Government to create platform for £20bn of institutional investment in infrastructure schemes
A new vehicle designed to channel £20bn of institutional investment into infrastructure projects will be set up within four months, the head of the government’s infrastructure unit has pledged.
The pledge by Geoffrey Spence, chief executive of Infrastructure UK, came after the government signed three memorandums of understanding (MOUs) with insurance and pension fund representatives promising to put in the money.

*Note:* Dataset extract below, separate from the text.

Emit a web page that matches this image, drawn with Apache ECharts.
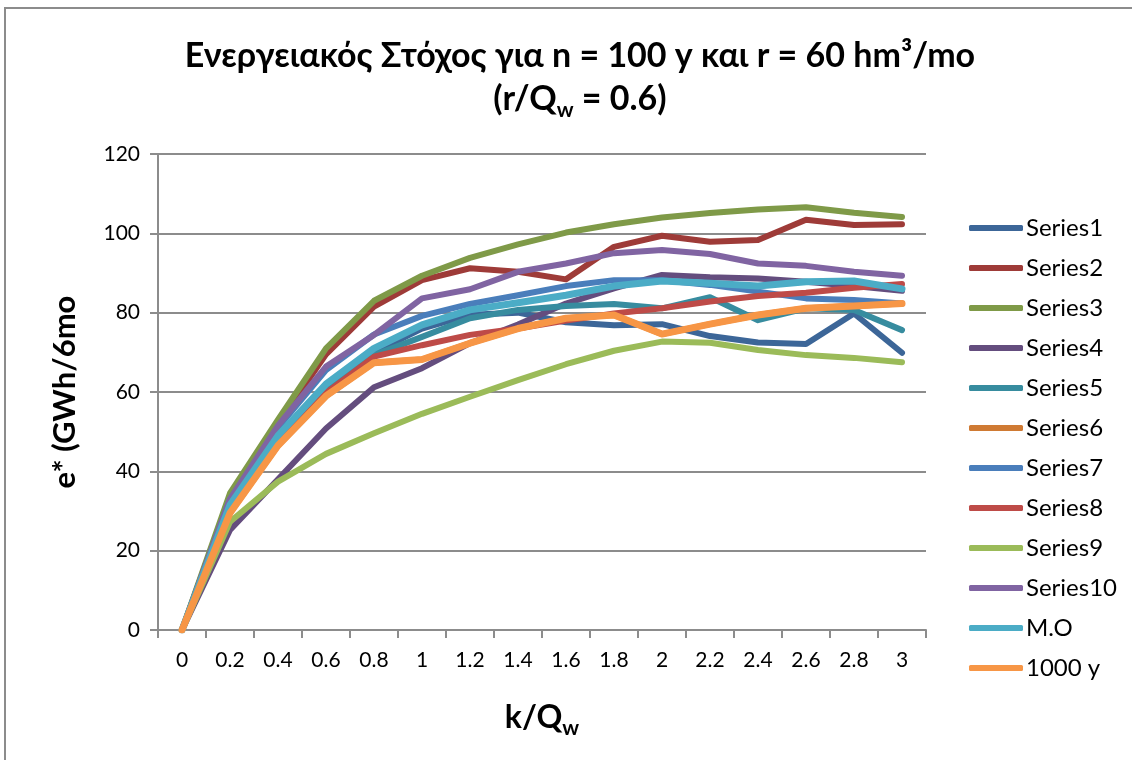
<!DOCTYPE html>
<html>
<head>
<meta charset="utf-8">
<script src="https://cdn.jsdelivr.net/npm/echarts@6/dist/echarts.min.js"></script>
<style>
  html, body { margin: 0; padding: 0; background: #fff; }
  #chart { width: 1132px; height: 760px; }
</style>
</head>
<body>
<div id="chart"></div>
<script>
// k/Qw categories
const categories = ['0', '0.2', '0.4', '0.6', '0.8', '1', '1.2', '1.4', '1.6', '1.8', '2', '2.2', '2.4', '2.6', '2.8', '3'];

// e* values (GWh/6mo) per series
const series1  = [0, 31, 49, 61.5, 70, 76, 79.5, 80, 77.6, 76.8, 77.1, 74.1, 72.5, 72.1, 79.8, 69.9];
const series2  = [0, 33.5, 52, 69.5, 81.5, 88.2, 91.2, 90.3, 88.4, 96.6, 99.4, 97.9, 98.3, 103.4, 102.1, 102.3];
const series3  = [0, 34.5, 53, 71, 83, 89.3, 93.8, 97.2, 100.2, 102.3, 104, 105.1, 106, 106.6, 105.2, 104.1];
const series4  = [0, 25.2, 38, 50.8, 61.2, 66, 72.3, 77, 82.3, 86.1, 89.5, 88.9, 88.6, 87.8, 86.7, 85.5];
const series5  = [0, 30.5, 48, 60.5, 69.3, 73.9, 78.6, 80.7, 81.7, 82.2, 81.1, 83.9, 78.1, 81.1, 80.7, 75.6];
const series6  = [0, 29.5, 46.5, 59, 67.4, 68.2, 72.3, 76, 78.6, 79.4, 74.6, 77.1, 79.4, 81.1, 81.7, 82.3];
const series7  = [0, 33, 51, 65.5, 74.5, 79.2, 82.2, 84.4, 86.7, 88.2, 88.2, 87, 85.3, 83.6, 83.2, 82.3];
const series8  = [0, 30, 47.5, 59.8, 68.9, 71.8, 74.4, 76, 78, 79.8, 81.1, 82.8, 84.2, 85, 86.3, 87.2];
const series9  = [0, 27.3, 37.4, 44.4, 49.6, 54.5, 58.8, 63, 67, 70.4, 72.7, 72.4, 70.6, 69.3, 68.6, 67.5];
const series10 = [0, 33, 51.5, 66.4, 74.4, 83.6, 85.9, 90.3, 92.4, 95, 95.8, 94.8, 92.4, 91.8, 90.3, 89.3];
const meanSeries = [0, 31.5, 49, 62, 71, 76.9, 80.7, 82.5, 84.4, 86.7, 88, 87.4, 86.7, 87.8, 88, 86];
const series1000 = [0, 29.5, 46.5, 59, 67.4, 68.2, 72.3, 76, 78.6, 79.4, 74.6, 77.1, 79.4, 81.1, 81.7, 82.3];

const seriesNames = ['Series1', 'Series2', 'Series3', 'Series4', 'Series5', 'Series6',
  'Series7', 'Series8', 'Series9', 'Series10', 'M.O', '1000 y'];
const seriesData = [series1, series2, series3, series4, series5, series6,
  series7, series8, series9, series10, meanSeries, series1000];
const seriesColors = ['#3C6698', '#9E3B38', '#7F9A48', '#644D7E', '#378C9F', '#CF7A33',
  '#4A7EBB', '#BE4B48', '#9BBB59', '#8064A2', '#4BACC6', '#F79646'];
const seriesWidths = [6, 6, 6, 6, 6, 6, 6, 6, 6, 6, 7, 7];

const yTicks = { min: 0, max: 120, interval: 20 };

const FONT = 'Lato, "Open Sans", sans-serif';
const AXIS_GRAY = '#8C8C8C';

const chart = echarts.init(document.getElementById('chart'), null, { renderer: 'canvas' });

const subStyle = {
  fontFamily: FONT, fontWeight: 'bold', fontSize: 21, color: '#000',
  lineHeight: 28, verticalAlign: 'bottom'
};

chart.setOption({
  animation: false,
  backgroundColor: '#fff',
  graphic: [{
    type: 'rect',
    shape: { x: 5, y: 8, width: 1140, height: 770 },
    style: { fill: 'none', stroke: '#8C8C8C', lineWidth: 2 },
    silent: true
  }],
  title: {
    text: 'Ενεργειακός Στόχος για n = 100 y και r = 60 hm³/mo\n(r/Q{sub|w} = 0.6)',
    left: 575,
    textAlign: 'center',
    top: 30,
    textStyle: {
      fontFamily: FONT, fontWeight: 'bold', fontSize: 34, lineHeight: 43, color: '#000',
      rich: { sub: subStyle }
    }
  },
  legend: {
    orient: 'vertical',
    left: 969,
    top: 216,
    padding: 0,
    icon: 'roundRect',
    itemWidth: 54,
    itemHeight: 6,
    itemGap: 16,
    data: seriesNames,
    textStyle: { fontFamily: FONT, fontSize: 24, color: '#000', lineHeight: 24, padding: [0, 0, 0, -2] }
  },
  grid: { left: 158, right: 206, top: 154, bottom: 130, containLabel: false },
  xAxis: {
    type: 'category',
    data: categories,
    boundaryGap: true,
    name: 'k/Q{sub|w}',
    nameLocation: 'middle',
    nameGap: 66,
    nameTextStyle: {
      fontFamily: FONT, fontWeight: 'bold', fontSize: 32, color: '#000', lineHeight: 43,
      rich: { sub: subStyle }
    },
    axisLine: { lineStyle: { color: AXIS_GRAY, width: 2 } },
    axisTick: { show: true, alignWithLabel: false, length: 8, lineStyle: { color: AXIS_GRAY, width: 2 } },
    axisLabel: { fontFamily: FONT, fontSize: 21, color: '#000', margin: 20 },
    splitLine: { show: false }
  },
  yAxis: {
    type: 'value',
    min: yTicks.min,
    max: yTicks.max,
    interval: yTicks.interval,
    name: 'e* (GWh/6mo',
    nameLocation: 'middle',
    nameGap: 78,
    nameTextStyle: { fontFamily: FONT, fontWeight: 'bold', fontSize: 31, color: '#000' },
    axisLine: { show: true, lineStyle: { color: AXIS_GRAY, width: 2 } },
    axisTick: { show: true, length: 8, lineStyle: { color: AXIS_GRAY, width: 2 } },
    axisLabel: { fontFamily: FONT, fontSize: 21, color: '#000', margin: 18 },
    splitLine: { show: true, lineStyle: { color: AXIS_GRAY, width: 2 } }
  },
  series: seriesNames.map((name, i) => ({
    name: name,
    type: 'line',
    data: seriesData[i],
    symbol: 'none',
    color: seriesColors[i],
    lineStyle: { color: seriesColors[i], width: seriesWidths[i], cap: 'round', join: 'round' },
    z: 2 + i
  }))
});
</script>
</body>
</html>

The move to entice institutional investors into the market was a major plank of chancellor George Osborne’s £30bn boost to construction contained in this week’s autumn statement.
The statement included:
- £10bn of additional government funding for construction by 2020, including the cash in last week’s housing announcements and £1.2bn to fund new schools
- Publication of an updated National Infrastructure Plan, and a detailed pipeline of 500 government construction projects complete with spending profiles
- Identification of 40 major infrastructure schemes, and go ahead for a raft of road and rail schemes worth £2.7bn
- Admission by the government it may need to take on additional risk on certain projects in order to finance them.
Treasury commercial secretary Lord Sassoon said work to set up a “platform” for investment followed a request from financial institutions keen to put more money into infrastructure.
Spence said: “We hope that we can conclude discussions within the next three to four months.”
pence said the key issue was identifying experienced staff “who know how to do this business”. He said there was no target to invest a certain amount of money by a certain time, and he did not know when the first institutional investment through the new vehicle would be made.
However, Richard Threlfall, head of infrastructure at KPMG, said the announcement of MOUs was “not at all convincing”. He said: “There’s clearly an ambition there, but it looks like it is just an agreement to talk to each other.”
There was also concern at the lack of progress on encouraging institutional investors in rented housing, with calls for the government to underwrite rental incomes to encourage construction. Ben de Waal, head of residential at Davis Langdon, said: “Insisting on subsidising the right to buy model is not the way to proceed. We need money in to affordable homes for rent.”
The industry expressed disappointment that most of the extra funding will not be forthcoming until after 2013. Lord Sassoon said: “This [construction] could not have been given more prominence realistically. I don’t apologise [for it].”